Я принялся тут же поспешно искать глазами отчеркнутое, но уже почему-то не мог справиться с английским текстом.
Сон заканчивается!
В ужасе я вцепился ладошкой в рукав джентльмена, не зная что сказать. Но тот как-то сразу проник в мои затруднения и быстро наклонившись к моему уху, пунцовому от стыда, шепнул: «В большом заезде победит Эйборн.»
— Эйборн! — с этим возгласом я пробудился от сна. Это Август Эхо ткнул ледяным кончиком ,трости в мой живот.
Он сидел все так же в шезлонге.
Судя по тому, что его поза не изменилась, я спал от силы несколько минут.
— Ты спал три минуты, Герман. Ну рассказывай. Быстро и четко.
Легко сказать, я елегеле ворочал языком и на связный рассказ о том, что только, что видел потратил чуть-ли не целых десять минут. При этом я отчаянно боролся с галлюцинациями: мохнатые гусеницы бражника с трости уже заползли на правую руку генерала — и гадкой гурьбой расползлись по рукаву полувоенного френча вверх к плечу и на грудь. Люминесцентные лампы под кафельным потолком были облеплены мерзскими усатыми насекомыми с кисейными крылышками. Стены бассейна были забрызганы пятнами йода.
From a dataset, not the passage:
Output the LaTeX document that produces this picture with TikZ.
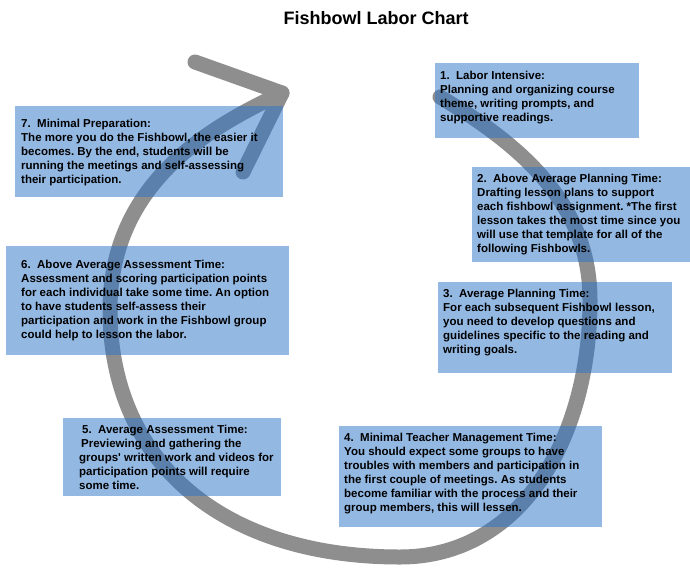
\documentclass[tikz,border=0pt]{standalone}
\usepackage{fontspec}
\setmainfont{Liberation Sans}
\frenchspacing
\usetikzlibrary{calc, positioning}
\definecolor{loopgray}{RGB}{142,142,142}
\definecolor{boxblue}{RGB}{40,115,200}

\begin{document}
\begin{tikzpicture}[
    x=1pt, y=-1pt,   % one unit is one pixel of the chart, y runs down
    loopline/.style={draw=loopgray, line width=15pt, line cap=round, line join=round},
    labbox/.style={
        fill=boxblue,
        fill opacity=0.5,   % let the grey loop show through
        anchor=north west,
        inner sep=0pt
    },
    labtext/.style={
        anchor=west,
        inner sep=0pt,
        align=left,
        font=\fontsize{11.5}{14}\selectfont\bfseries
    },
  ]
  \useasboundingbox (0,0) rectangle (690,568);

  \node[font=\fontsize{18}{22}\selectfont\bfseries] (title) at (376,18) {Fishbowl Labor Chart};

  % the loop, going round clockwise, with its open head
  \coordinate (tip) at (282,93);
  \coordinate (barbA) at (195,62);
  \coordinate (barbB) at (243,172);
  \draw[loopline] (440,97) .. controls (530,150) and (590,210) .. (590,300)
    .. controls (590,440) and (520,557) .. (400,557)
    .. controls (220,557) and (110,460) .. (110,310)
    .. controls (110,180) and (215,125) .. (tip);
  \draw[loopline] (barbA) -- (tip) -- (barbB);

  % boxes
  \node[labbox, minimum width=204pt, minimum height=75pt] (b1) at (435,63) {};
  \node[labbox, minimum width=218pt, minimum height=95pt] (b2) at (472,167) {};
  \node[labbox, minimum width=234pt, minimum height=91pt] (b3) at (438,282) {};
  \node[labbox, minimum width=263pt, minimum height=101pt] (b4) at (339,426) {};
  \node[labbox, minimum width=218pt, minimum height=78pt] (b5) at (63,418) {};
  \node[labbox, minimum width=283pt, minimum height=109pt] (b6) at (6,246) {};
  \node[labbox, minimum width=268pt, minimum height=91pt] (b7) at (15,106) {};

  % texts
  \node[labtext, yshift=3pt] (t1) at ([xshift=5pt]b1.west) {1.\ \ Labor Intensive:\\
    Planning and organizing course\\
    theme, writing prompts, and\\
    supportive readings.};
  \node[labtext] (t2) at ([xshift=5pt]b2.west) {2.\ \ Above Average Planning Time:\\
    Drafting lesson plans to support\\
    each fishbowl assignment. *The first\\
    lesson takes the most time since you\\
    will use that template for all of the\\
    following Fishbowls.};
  \node[labtext, yshift=5pt] (t3) at ([xshift=5pt]b3.west) {3.\ \ Average Planning Time:\\
    For each subsequent Fishbowl lesson,\\
    you need to develop questions and\\
    guidelines specific to the reading and\\
    writing goals.};
  \node[labtext, yshift=3pt] (t4) at ([xshift=5pt]b4.west) {4.\ \ Minimal Teacher Management Time:\\
    You should expect some groups to have\\
    troubles with members and participation in\\
    the first couple of meetings. As students\\
    become familiar with the process and their\\
    group members, this will lessen.};
  \node[labtext] (t5) at ([xshift=16pt]b5.west) {\hspace*{3pt}5.\ \ Average Assessment Time:\\
    \hspace*{2pt}Previewing and gathering the\\
    groups\textquotesingle\ written work and videos for\\
    participation points will require\\
    some time.};
  \node[labtext] (t6) at ([xshift=15pt]b6.west) {6.\ \ Above Average Assessment Time:\\
    Assessment and scoring participation points\\
    for each individual take some time. An option\\
    to have students self-assess their\\
    participation and work in the Fishbowl group\\
    could help to lesson the labor.};
  \node[labtext, yshift=-1pt] (t7) at ([xshift=6pt]b7.west) {7.\ \ Minimal Preparation:\\
    The more you do the Fishbowl, the easier it\\
    becomes. By the end, students will be\\
    running the meetings and self-assessing\\
    their participation.};
\end{tikzpicture}
\end{document}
— Эйборн! Не нужен нам никакой чертов Эйборн! — гремел надо мной голос Учителя, — Нам нужна Герса. Ты промазал, Герман, промазал. Это был легендарный заезд в Ливерпуле, 1958 года! Самый большой выигрыш за полвека. К финишу пришел никому неизвестный Эйборн. Шансы лошади оценивались как 1 к 66. В тот день он выиграл целое состояние — триста тысяч фунтов стерлингов.